Dimitrov also challenges the contentions of British Laborites and others in countries with small Communist parties who argue that the Communists are too insignificant to matter in a United Front. But without the militancy and organizational coherence of the Communists the mass grassroots action necessary to both establish and sustain an effective anti-fascist policy in the face of the fascist offensive would not exist.
Opponents of the United Front also argue that he Communists are for a dictatorship and we are for social democracy. To this Dimitrov answers, without denying or hiding the Communist commitment to a revolutionary “dictatorship” of the proletariat,” that the Communists support concrete democratic struggles of the working class and see in the United Front not a “maneuver” or even a stage on the road to the dictatorship of the Proletariat but a policy to defeat fascist danger, which will liquidate all forms of democracy.
For those today who might argue that Communists are tricksters, seeking to impose their will on others , one can argue that Communists if they were that could not have led in the development of industrial unions, pioneering anti-racist civil rights organizations, peace organizations, peoples democratic movements in the struggles against fascism in the past. The commitment of Communists to democratic struggles and ideals has been expressed in action, not just in words and those who have learned through action and participation in mass struggles understand that.
But what is the content of the United Front? “First, joint struggle to shift the consequences of the crisis unto the shoulders of the ruling class----in a word unto the rich.” This means a government that will act to protect jobs and income, prevent foreclosures of productive and personal property, and to use today’s language, “bail out the people”.
“Second...joint struggle against the destruction of bourgeois-democratic liberties” meaning today in the U.S. the assault on free speech, freedom of assembly, the right to be protected against warrantless searches and seizures, the right not to be held in preventive detention, measures and policy that pave the way for fascism.
“Third, joint struggle against the approaching danger of an imperialist, preparation which will make such a war more difficult.” Given the policies of U.S. governments and its NATO allies in the cold war and “post cold war period” this analysis really needs no updating.

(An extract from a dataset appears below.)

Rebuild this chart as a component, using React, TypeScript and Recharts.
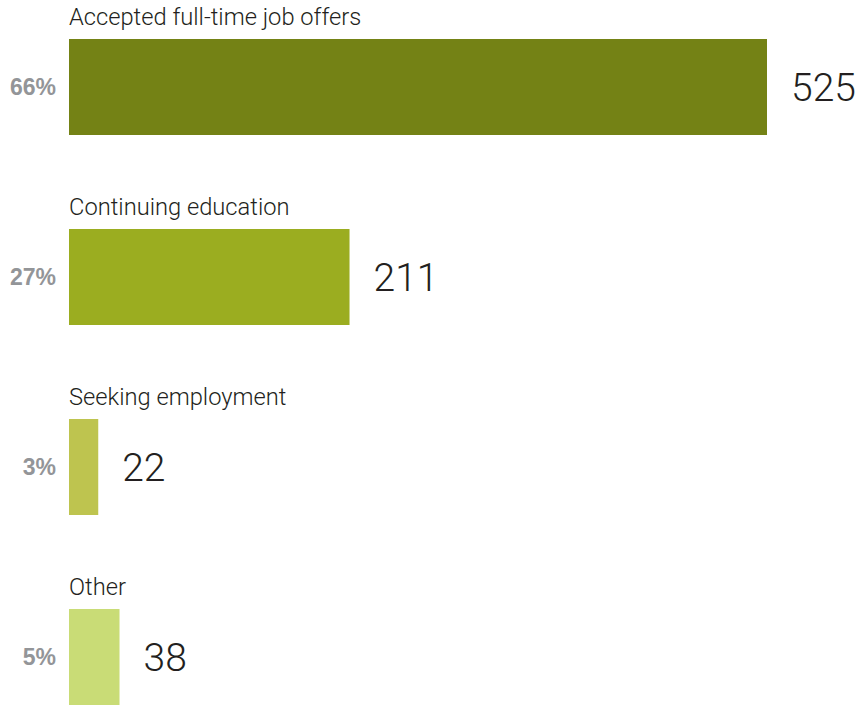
import { BarChart, Bar, XAxis, YAxis, Cell, LabelList } from 'recharts';

const categories = ['Accepted full-time job offers', 'Continuing education', 'Seeking employment', 'Other'];
const counts = [525, 211, 22, 38];
const percents = ['66%', '27%', '3%', '5%'];
const colors = ['#748215', '#9bad20', '#bec44f', '#c9dc76'];

const data = categories.map((name, i) => ({ name, value: counts[i], pct: percents[i] }));

const FONT = 'Roboto, "Liberation Sans", Arial, sans-serif';

function CategoryTick({ y, payload, index }: any) {
  return (
    <g>
      <text x={69} y={y - 62} fontSize={23.7} fontWeight={300} fill="#231f20" fontFamily={FONT}>
        {payload.value}
      </text>
      <text
        x={56}
        y={y}
        dy={8}
        textAnchor="end"
        fontSize={23}
        fontWeight={700}
        fill="#939598"
        fontFamily='"Liberation Sans", Arial, sans-serif'
      >
        {percents[index]}
      </text>
    </g>
  );
}

export default function App() {
  return (
    <div style={{ position: 'absolute', left: 0, top: -8, width: 858, height: 713, overflow: 'hidden' }}>
      <BarChart
        width={858}
        height={760}
        data={data}
        layout="vertical"
        margin={{ top: 0, right: 91, bottom: 0, left: 0 }}
        barCategoryGap={0}
      >
        <XAxis type="number" domain={[0, 525]} hide />
        <YAxis
          type="category"
          dataKey="name"
          width={69}
          axisLine={false}
          tickLine={false}
          tick={<CategoryTick />}
          interval={0}
        />
        <Bar dataKey="value" barSize={96} isAnimationActive={false}>
          {data.map((d, i) => (
            <Cell key={`cell-${i}`} fill={colors[i]} />
          ))}
          <LabelList
            dataKey="value"
            position="right"
            offset={24}
            fontSize={39}
            fontWeight={300}
            fill="#231f20"
            fontFamily={FONT}
          />
        </Bar>
      </BarChart>
    </div>
  );
}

But how to accomplish this? There are many tactics but all call for militant and creative action to defend workers organizations and strikes, to engage in mass political struggles against repressive legislation and to fight to defend women, youth, minorities against both “social reaction” and the fascist assaults. And this must be done at the grassroots level, not bureaucratically by “committees” of Communist and Social Democratic and other anti-fascist parties, committees of various trade union and mass organization groups to form coalitions endorsing policies and candidates for electoral office without programmatic action to win over masses of people to those policies and candidates.
Much of this remains directly relevant as we struggle to organize the working class to defeat the fascist danger, not to elect a political party that we all know is a party of capitalism, but to energize the masses of working people, including the most class conscious workers, minorities and women(a sociological minority given the institutional and ideological exploitation and oppression they face ) who are the mass constituencies of that party which we all know is the Democratic party to use it as far as they can to defend their class interests.
Although I am only on page 41 of the International Publishers 1938 edition, let me conclude this opening blog article on Dimitrov’s main report with a look at one part of the following section “Key Questions of the United Front in Individual Countries.” The first country listed was the United States of America.
Here it is important to understand that the various sections of the report were based on analyses developed by Communist representatives from the various countries and on the various commissions, not from some unseen sinister forces in Moscow, which continues to be the anti-Communist assertion.
Dimitrov makes the point that “in contradistinction to German fascism which operates under anti-Constitutional slogans, American fascism tries to portray itself as the custodian of the Constitution and “American Democracy.”
And in the U.S. there is no “third Reich” to be established, no new Roman Empire, or even a resurrection of Medieval Poland or a Hungary purified of minorities.
Dimitrov looking at the U.S. repeats the CPUSA position of calling for a “Farmers and Workers party” that would not be socialist or Communist but address the “urgent demands” of workers; the fight for land and against indebtedness for “white and negro sharecroppers; equal status for Negroes;” “for genuine social legislation, for unemployment insurance.”
At the time, Dimitrov feared that if such a party were not developed the depression crisis would lead to the creation of a mass fascist “utilizing the discontent of millions with the two Bourgeois parties, Democratic and Republican, to create a ‘third party’ in the United States, as an anti-Communist party, a party directed against the revolutionary movement.”
Of course, things would change rapidly in the U.S. The New Deal government would adopt some of the “genuine social legislation,” including unemployment insurance advanced by Communists and the left as the trade union movement took off, with industrial unions that Communist and socialists had long advocated, playing the leading role.
A third party of reaction, an anti-labor, anti-Communist, national chauvinist/racist party, did not materialize, although fascist demagogues like Father Charles Coughlin and “the Reverend” Gerald L.K. Smith sought to develop such a party around names like “national union” and “social justice.” A conservative coalition of rightwing Republicans and Democrats, primarily Southern Democrats, operating from 1938 to the end of WWII through the House Un-American Activities Committee(HUAC) did serve as a center for the policies that such fascist parties were identified with in Europe, ironically using the language that Dimitrov used when he noted that in America fascists attack all ideologies “imported” from Europe, including fascism, as “un-American.”
Today the forces of fascism do not need a “third party” although the media invented “tea party” inside the Republican party sometimes seeks to portray itself as that. A third party in itself would be divisive. Instead, the immediate task would seem to be to work aid the many millions of progressive citizens and voters of the Democratic party to liberate their progressive candidates, elected representatives, and organizations like Move on from the party power brokers and bosses who at best act like the rightwing social democratic leaders Dimitrov condemned—deferring to the center and the right on everything while presenting themselves as the only alternative to the right.